Window strikes are common and usually survivable. If you find a stunned bird under a window, place it upright in a shoebox with air holes and leave it somewhere quiet for 20–30 minutes. Most recover and fly off. If a bird is bleeding, has a broken wing, or doesn't recover after an hour, contact a licensed wildlife rehabilitator. Keep native wild birds is illegal under the Migratory Bird Treaty Act — the goal is always release, not keeping.
Cats are the largest human-related cause of bird death in North America, accounting for an estimated 1.3–4 billion birds per year in the U.S. (American Bird Conservancy, based on loss modeling studies). Keeping pet cats indoors is the single biggest thing a backyard birder can do for bird welfare beyond putting up a feeder.
As you get more comfortable with identification and behavior, it's worth reading up on birdwatching etiquette and ethics. There are a handful of norms around playback, nest disturbance, and reporting that most birders follow.
Frequently Asked Questions
How long does it take for birds to find a new feeder?
Usually two to four days in a suburban or residential area. Birds are constantly scanning for food sources, and word spreads quickly once one species finds a feeder. You can speed things up by placing the feeder near existing cover (trees, shrubs) and using fresh black-oil sunflower seed.

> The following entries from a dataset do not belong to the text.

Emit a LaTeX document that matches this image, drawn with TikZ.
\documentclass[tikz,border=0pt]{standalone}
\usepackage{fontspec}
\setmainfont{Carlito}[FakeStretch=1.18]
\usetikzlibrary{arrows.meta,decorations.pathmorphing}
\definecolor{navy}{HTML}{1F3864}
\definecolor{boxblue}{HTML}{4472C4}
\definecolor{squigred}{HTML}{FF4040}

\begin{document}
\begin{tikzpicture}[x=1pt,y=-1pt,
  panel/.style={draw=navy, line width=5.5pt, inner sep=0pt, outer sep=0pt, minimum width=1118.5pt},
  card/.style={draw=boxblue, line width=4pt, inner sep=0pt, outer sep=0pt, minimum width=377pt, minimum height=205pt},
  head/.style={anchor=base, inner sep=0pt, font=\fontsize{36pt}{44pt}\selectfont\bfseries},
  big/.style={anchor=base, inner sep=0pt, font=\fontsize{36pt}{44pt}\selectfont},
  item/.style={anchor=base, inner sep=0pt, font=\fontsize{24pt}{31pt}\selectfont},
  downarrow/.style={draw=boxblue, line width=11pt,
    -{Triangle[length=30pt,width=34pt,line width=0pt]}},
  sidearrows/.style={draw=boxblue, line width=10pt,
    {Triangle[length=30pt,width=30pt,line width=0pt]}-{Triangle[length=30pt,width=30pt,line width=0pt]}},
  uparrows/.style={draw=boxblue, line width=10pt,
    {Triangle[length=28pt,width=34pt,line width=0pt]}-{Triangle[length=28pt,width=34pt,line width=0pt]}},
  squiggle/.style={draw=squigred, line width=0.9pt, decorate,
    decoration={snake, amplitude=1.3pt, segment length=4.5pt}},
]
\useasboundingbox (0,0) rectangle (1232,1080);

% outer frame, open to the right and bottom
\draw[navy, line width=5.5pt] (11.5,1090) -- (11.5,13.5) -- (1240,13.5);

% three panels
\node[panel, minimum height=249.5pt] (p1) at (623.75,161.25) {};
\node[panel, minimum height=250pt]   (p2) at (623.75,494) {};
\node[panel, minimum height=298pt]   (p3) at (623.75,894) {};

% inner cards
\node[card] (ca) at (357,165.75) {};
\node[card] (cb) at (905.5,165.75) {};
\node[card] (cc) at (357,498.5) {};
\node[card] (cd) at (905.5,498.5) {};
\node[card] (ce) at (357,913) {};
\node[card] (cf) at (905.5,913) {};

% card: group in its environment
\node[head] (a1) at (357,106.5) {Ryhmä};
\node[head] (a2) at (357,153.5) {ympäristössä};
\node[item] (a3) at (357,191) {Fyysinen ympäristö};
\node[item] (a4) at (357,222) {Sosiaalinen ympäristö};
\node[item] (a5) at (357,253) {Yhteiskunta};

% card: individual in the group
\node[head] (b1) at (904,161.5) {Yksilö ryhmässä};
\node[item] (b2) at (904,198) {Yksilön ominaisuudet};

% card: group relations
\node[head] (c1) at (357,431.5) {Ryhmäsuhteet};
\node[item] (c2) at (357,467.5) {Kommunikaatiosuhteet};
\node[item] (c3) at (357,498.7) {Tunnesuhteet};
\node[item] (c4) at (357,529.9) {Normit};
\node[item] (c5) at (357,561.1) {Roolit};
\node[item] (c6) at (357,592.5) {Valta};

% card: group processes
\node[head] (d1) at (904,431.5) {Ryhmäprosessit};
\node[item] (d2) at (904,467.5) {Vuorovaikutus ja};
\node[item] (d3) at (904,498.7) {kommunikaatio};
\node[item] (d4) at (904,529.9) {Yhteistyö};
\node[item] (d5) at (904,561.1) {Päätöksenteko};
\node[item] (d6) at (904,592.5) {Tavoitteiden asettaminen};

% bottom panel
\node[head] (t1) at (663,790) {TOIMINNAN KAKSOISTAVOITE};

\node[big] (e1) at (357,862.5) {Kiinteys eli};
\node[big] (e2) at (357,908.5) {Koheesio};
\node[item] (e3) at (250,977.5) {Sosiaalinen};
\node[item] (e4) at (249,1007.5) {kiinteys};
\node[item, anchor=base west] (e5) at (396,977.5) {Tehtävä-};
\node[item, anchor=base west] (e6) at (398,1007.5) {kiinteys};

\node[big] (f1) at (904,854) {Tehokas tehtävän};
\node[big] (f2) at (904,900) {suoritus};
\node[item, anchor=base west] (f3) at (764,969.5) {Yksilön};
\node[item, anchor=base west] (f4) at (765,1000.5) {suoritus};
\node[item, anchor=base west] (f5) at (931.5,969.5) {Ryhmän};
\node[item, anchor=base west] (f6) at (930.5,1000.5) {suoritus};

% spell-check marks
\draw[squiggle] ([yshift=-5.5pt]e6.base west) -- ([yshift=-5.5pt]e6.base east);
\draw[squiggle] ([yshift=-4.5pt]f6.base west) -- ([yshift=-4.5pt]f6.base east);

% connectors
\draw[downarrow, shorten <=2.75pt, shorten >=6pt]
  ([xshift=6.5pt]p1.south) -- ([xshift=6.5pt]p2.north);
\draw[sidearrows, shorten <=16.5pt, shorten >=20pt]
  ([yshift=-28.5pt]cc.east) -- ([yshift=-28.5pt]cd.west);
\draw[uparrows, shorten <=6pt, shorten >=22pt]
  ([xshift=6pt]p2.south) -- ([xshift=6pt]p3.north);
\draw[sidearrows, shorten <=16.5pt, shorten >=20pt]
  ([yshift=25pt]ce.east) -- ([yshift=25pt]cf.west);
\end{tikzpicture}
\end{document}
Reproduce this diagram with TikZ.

Do I need to feed birds year-round?
No. Supplemental feeding is most valuable in winter and during spring and fall migration, when natural food is scarce. In summer, most birds have abundant insects and berries and don't need your help. That said, feeding year-round isn't harmful to birds — the concern that birds will "become dependent" and stop finding their own food isn't supported by research.
What's the cheapest way to start backyard birding?
A basic tube feeder costs $10–$20. A 10-pound bag of black-oil sunflower seed runs $8–$12. The Merlin app is free. That's a workable setup. You can add binoculars and a field guide later once you know whether birding is something you want to invest more in.
Which birds come to feeders in winter?
In most of North America, winter feeder regulars include dark-eyed juncos, black-capped or Carolina chickadees, white-breasted and red-breasted nuthatches, downy and hairy woodpeckers, American goldfinches (in their drab winter plumage), and northern cardinals. In cold snaps, you may also get white-throated sparrows, American tree sparrows, and pine siskins.
Do I need a yard to watch birds at home?
No. A window feeder mounted on glass with suction cups works in apartments. Even a second-floor window overlooking a tree or park can produce good sightings, particularly during migration. Some of the most interesting urban birdwatching happens during May migration, when warblers moving through at night land anywhere green they can find.